The solution is not a simple job for a sledgehammer
By Maryam Moghaddas
September 25, 2001
My heart rests with the people who suffer in New York. The recent tragedy
returns me to a time when I was only eight-years old, and the first bombs
began to fall. I remember the scream of the sirens, the darkness of our
basement where we took cover, and the loud explosions. I remember moments
of terror, wondering "Will it be our house this time?" It continued
for eight years -- half of my young life in Iran.
Millions more have lived with fear and anxiety after the Iran-Iraq War.
Since depleting its coffers in war, Iran, like many nations in the Middle
East, has been coping with a poverty aggravated by power struggles between
reformism and fundamentalism, UN sanctions, constant inflation, and possibly
worst of all, an exodus of its people. Most of those who could, left their
country and sought refuge and a better life in the West. My 1996 immigration
to Canada opened the door to a beautiful future, but it hasn't locked away
the dark memories of my past.
And so I, like most immigrants in the Western world, am forever trying
to hold two ends of a tug-of-war together. How do I show my devotion to
my new country without forsaking the people I have left behind? This exercise
becomes most difficult during a crisis such as the World Trade Center attack.
I am as much of a target for a terrorist as any other Canadian. Of course,
I deplore terrorists and want their networks shut down. I was also born
in Iran, and know what the majority of people in that part of the world
continue to experience. I know that they are peace-loving people who persevere
through one regime after another, without opportunity. People who do not
support terrorism. People who are seldom heard by the West.

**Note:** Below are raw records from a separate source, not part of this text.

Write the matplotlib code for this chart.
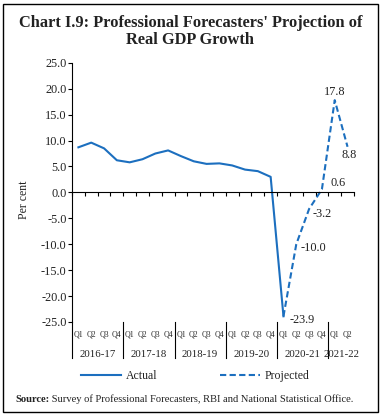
import matplotlib
matplotlib.use('Agg')
from matplotlib import pyplot as plt
from matplotlib import transforms as mtransforms
from matplotlib.patches import Rectangle
import numpy as np

#####

years = ['2016-17', '2017-18', '2018-19', '2019-20', '2020-21', '2021-22']
quarters = ['Q1', 'Q2', 'Q3', 'Q4']
n_quarters = [4, 4, 4, 4, 4, 2]

actual = [8.7, 9.6, 8.5, 6.2, 5.8, 6.4, 7.5, 8.1, 7.0, 6.0,
          5.5, 5.6, 5.2, 4.4, 4.1, 3.0, -23.9]
projected = [-23.9, -10.0, -3.2, 0.6, 17.8, 8.8]
proj_start = 16

yticks = [-25, -20, -15, -10, -5, 0, 5, 10, 15, 20, 25]

#####

blue = '#1c6fbf'
txtcol = '#222222'
plt.rcParams['font.family'] = ['Liberation Serif', 'DejaVu Serif']

fig = plt.figure(figsize=(3.81, 4.16), dpi=100)
ax = fig.add_axes([0.189, 0.226, 0.740, 0.623])

xa = np.arange(len(actual))
xp = np.arange(proj_start, proj_start + len(projected))
ax.plot(xa, actual, color=blue, lw=1.5, label='Actual')
ax.plot(xp, projected, color=blue, lw=1.5, ls=(0, (3.0, 1.6)), label='Projected')

# data labels on the projected points (offsets in points)
offs = [(4.3, -3, 'left'), (3, -3, 'left'), (2.5, -3.5, 'left'),
        (6, 4.5, 'left'), (0, 6, 'center'), (1, -6, 'center')]
for x, v, (dx, dy, ha) in zip(xp, projected, offs):
    ax.annotate('%.1f' % v, (x, v), xytext=(dx, dy), textcoords='offset points',
                fontsize=8.8, ha=ha, va='center', color=txtcol)

ax.set_xlim(-0.5, sum(n_quarters) - 0.5)
ax.set_ylim(-25, 25)
ax.set_yticks(yticks)
ax.set_yticklabels(['%.1f' % t for t in yticks], fontsize=8.8, color=txtcol)
ax.tick_params(axis='y', length=3, width=0.8, pad=1)

ax.spines['top'].set_visible(False)
ax.spines['right'].set_visible(False)
ax.spines['bottom'].set_position(('data', 0))
ax.set_xticks(np.arange(-0.5, sum(n_quarters), 1.0))
ax.set_xticklabels([])
ax.tick_params(axis='x', length=3, width=0.8, direction='out')

ax.set_ylabel('Per cent', fontsize=8.5, color=txtcol)
ax.yaxis.set_label_coords(-0.148, 0.47)

# category axis below the plot: quarters, years, separators
trans = mtransforms.blended_transform_factory(ax.transData, ax.transAxes)
start = 0
for yr, nq in zip(years, n_quarters):
    for k in range(nq):
        ax.text(start + k, -0.05, quarters[k], transform=trans, fontsize=5.6,
                ha='center', va='center', color=txtcol)
    ax.text(start + (nq - 1) / 2.0, -0.124, yr, transform=trans, fontsize=7.8,
            ha='center', va='center', color=txtcol)
    ax.plot([start - 0.5, start - 0.5], [0, -0.14], transform=trans, color='black',
            lw=0.8, clip_on=False)
    start += nq

leg = fig.legend(loc='center', bbox_to_anchor=(0.512, 0.096), ncol=2, frameon=False,
                 fontsize=8.5, handlelength=3.4, columnspacing=5.3, handletextpad=0.4)
for t in leg.get_texts():
    t.set_color(txtcol)

fig.text(0.5, 0.924, "Chart I.9: Professional Forecasters' Projection of\nReal GDP Growth",
         ha='center', va='center', fontsize=11.8, fontweight='bold', linespacing=1.05,
         color=txtcol)

src = fig.text(0.04, 0.04, 'Source:', fontsize=7.6, fontweight='bold', va='center', color=txtcol)
ax.annotate(' Survey of Professional Forecasters, RBI and National Statistical Office.',
            xy=(1, 0.5), xycoords=src, va='center', ha='left', fontsize=7.6,
            color=txtcol, annotation_clip=False)

fig.patches.append(Rectangle((0.009, 0.009), 0.982, 0.982, transform=fig.transFigure,
                             fill=False, edgecolor='black', lw=1.0))

fig.savefig('out.png', dpi=100)
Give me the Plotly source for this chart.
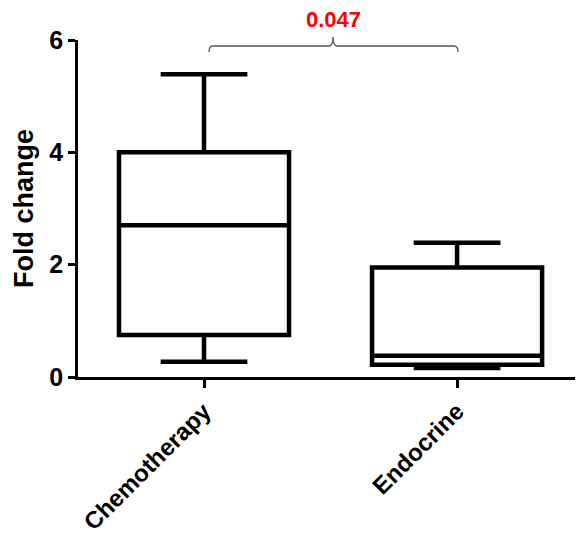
import plotly.graph_objects as go

categories = ["Chemotherapy", "Endocrine"]
lower = [0.27, 0.16]
q1 = [0.75, 0.22]
median = [2.70, 0.38]
q3 = [4.00, 1.95]
upper = [5.39, 2.39]
y_ticks = [0, 2, 4, 6]
p_label = "0.047"

W, H = 579, 538
L, R, T, B = 78, 4, 40, 161
pw, ph = W - L - R, H - T - B
xr = [-0.498, 1.466]
yr = [0, 6]

def px(p):
    return (p - L) / pw

def py(p):
    return (H - B - p) / ph

fig = go.Figure()
for i, c in enumerate(categories):
    fig.add_trace(go.Box(
        x=[i], q1=[q1[i]], median=[median[i]], q3=[q3[i]],
        lowerfence=[lower[i]], upperfence=[upper[i]],
        width=0.672, whiskerwidth=0.51,
        line=dict(color="black", width=4.5), fillcolor="white",
        boxpoints=False, showlegend=False, name=c, hoverinfo="skip"))

# bracket
x0, x1, xm = 209, 458, 333
yb, ye, yc = 46, 52, 37
path = (f"M {px(x0)},{py(ye)} Q {px(x0)},{py(yb)} {px(x0+4)},{py(yb)} "
        f"L {px(xm-4)},{py(yb)} Q {px(xm)},{py(yb)} {px(xm)},{py(yc)} "
        f"Q {px(xm)},{py(yb)} {px(xm+4)},{py(yb)} "
        f"L {px(x1-4)},{py(yb)} Q {px(x1)},{py(yb)} {px(x1)},{py(ye)}")
fig.add_shape(type="path", path=path, xref="paper", yref="paper",
              line=dict(color="#555555", width=1.3))
fig.add_annotation(x=px(xm), y=py(34), xref="paper", yref="paper",
                   text=f"<b>{p_label}</b>", showarrow=False,
                   xanchor="center", yanchor="bottom",
                   font=dict(color="#ff0000", size=22, family="Liberation Sans, Arial"))

fig.update_layout(
    width=W, height=H, margin=dict(l=L, r=R, t=T, b=B),
    plot_bgcolor="white", paper_bgcolor="white",
    font=dict(family="Liberation Sans, Arial", color="black"),
    xaxis=dict(range=xr, tickvals=[0, 1],
               ticktext=[f"<b>{c}</b>" for c in categories],
               tickangle=-45, ticks="outside", ticklen=8, tickwidth=2.5,
               tickcolor="black", showline=True, linecolor="black", linewidth=2.5,
               showgrid=False, zeroline=False, tickfont=dict(size=24)),
    yaxis=dict(range=yr, tickvals=y_ticks,
               ticktext=[f"<b>{v}</b>" for v in y_ticks],
               ticks="outside", ticklen=7, tickwidth=2.5, tickcolor="black",
               showline=True, linecolor="black", linewidth=2.5,
               showgrid=False, zeroline=False, tickfont=dict(size=25),
               title=dict(text="<b>Fold change</b>", font=dict(size=27), standoff=8)),
)
fig.write_html("out.html", config={"displayModeBar": False},
               post_script="document.body.style.margin='0';document.body.style.padding='0';")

I often thank God that I am Iranian and am lucky to have endured less
pain than Iran's neighbours to the east and west. An Iraqi friend, with
tearful eyes, tells me of the Iraqi people, punished from within by Saddam's
brutal government, and punished from without by sanctions. The devastation
of the Gulf War, a decade of the toughest, most comprehensive sanctions
in history, and more Western enforcement in 1998, have taken its toll on
the Iraqi people.
A 1999 UN Security Council report described Iraq's infant mortality
rates among the highest in the world, along with low infant birth weights,
and chronic malnutrition. Only 41% of the population had regular access
to clean water, and 83% of all schools needed substantial repairs. Two years
later, Saddam is even stronger as his people become further incapacitated
and remain voiceless.
To the east in Afghanistan, life is exceptionally bad after several decades
of war. Afghani refugees in Iran will accept any hard job with any salary,
as long as they can survive. Afghanis have been through civil war in the
1970's, Soviet invasion in the 1980's, and another civil war in the 1990's.
Under the Taliban, the majority are kept poor and illiterate, women are
oppressed. Innocent people starved by drought, by sanctions, and by ruthless
fundamentalists. And now, another horror: the WTC and Pentagon attacks.
This was not a joyous event for Afghanis. It leaves an Afghani in Toronto
to tell me, "There is no hope left for life in Afghanistan."
Last week, Americans received a spoonful of what the ordinary people
of my part of the world have experienced for decades. Again, wonderful,
innocent people dead, buried in the rubble. But the American story is different.
These victims have a voice. A powerful voice which stirs a frenzy for
war, ostensibly against terrorism, but which also fuels an indiscriminate
hatred for immigrants.
This powerful voice is calling for war. Against whom? At what cost?
Will bombs and troops solve the problem? Will referring to the religion
of millions of people around the world as a "tribal culture built on
blood and revenge" solve the problem? Planting hatred and intolerance
in Western hearts will only be matched by hatred in Eastern hearts. Vengeance,
neither a Christian nor an Islamic value, offers no exit from the circle
What is the solution? The solution is not a simple job for a sledgehammer,
but a complicated task for jeweller's forceps. A task that will take many
years and extensive cooperation between nations. A task that must include
raising, not further lowering, the standard of living in all countries to
remove the breeding grounds of hatred. A novel solution that will make
the world a better, not worse, place for us all.